By Sam McIvor
This speech was given at Diplosphere's panel discussion on Meat The Future on 10 May 2021.
Will we still be eating meat in 2050 as we know it?
The answer is yes, we will be eating NZ red meat and here’s why:
It tastes good.
It has unique nutritional attributes brought about by being a natural product – our comparison of grass fed red meat from NZ, with grain fed product and alternative proteins will have reinforced its dietary and health attractiveness and let’s not forget protein availability needs to double by 2050.
People will be not only be able to eat NZ red meat guilt-free but actually with a global good lens.
Our red meat will be carbon positive by 2050; in fact many of our farmers are now. We are NZ’s only industry to reduce our carbon emissions by 30% since 1990.
It will be grown within a mosaic of farm businesses and landscapes that have honored and improved water quality but have also contributed significantly to biodiversity through the 2.8 m ha of indigenous woody species and 1.4 m ha of native bush our sheep and beef farmers care for.
Our free range, hormone-free, antibiotic-free farming systems will have continued to evolve to find a unique symbiosis between our animals and the environment.
As the worlds most innovative meat industry, we will continue to drive our husbandry in a way that honours our animals in life and in death – we’ll honour them by utilising every part of the animal in death in a way that contributes to the greater good of human and animal kind.
The NZ red meat sector will have led the world in regenerative agriculture and captured the premium value for NZ.
We’ll continue to be NZ’s most successfully transformative industry. No-one else has halved, their stock numbers, doubled the value if the industry and reduced GHG’s by 30% over the last thirty years. We’ll continue to be the worlds most innovative and “adaptable to change” pastoral industry.
We’ll continue to be NZ’s largest manufacturing industry, a critical employer, a contributor to regional and urban communities and the NZ public will be right behind us.
Working with government we’ll have opened up new markets and reduced non-tariff barriers because people demand our products and customers advocate for use.
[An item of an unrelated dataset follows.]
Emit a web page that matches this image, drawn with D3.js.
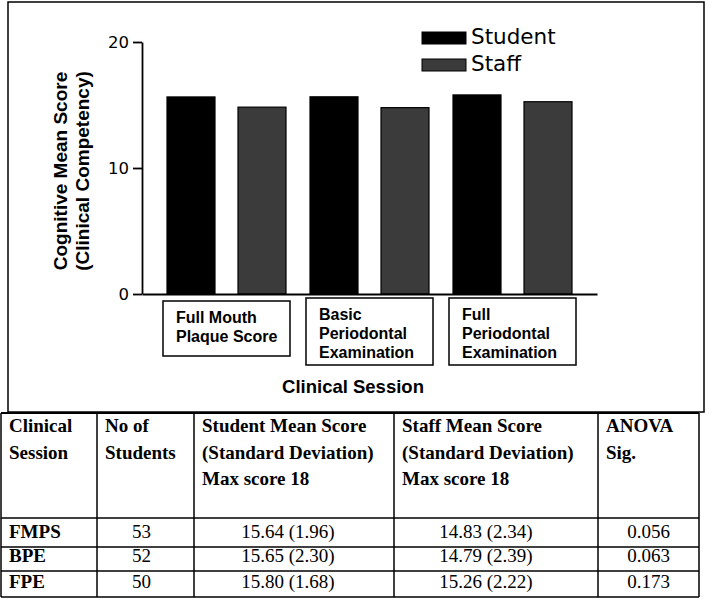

We’ll be feeding 24 million people, adding to their enjoyment and wellbeing with our co-products and their pets will be flourishing in NZ’s unique red meat nutrition.
Lastly we’ll be eating it because and it brings people together for fellowship and community and to nurture each other and it tastes good (did I mention that! ).
Sam McIvor is the CEO of Beef Lamb New Zealand
The views expressed in this speech are the author's own and do not necessarily reflect Diplosphere's stance.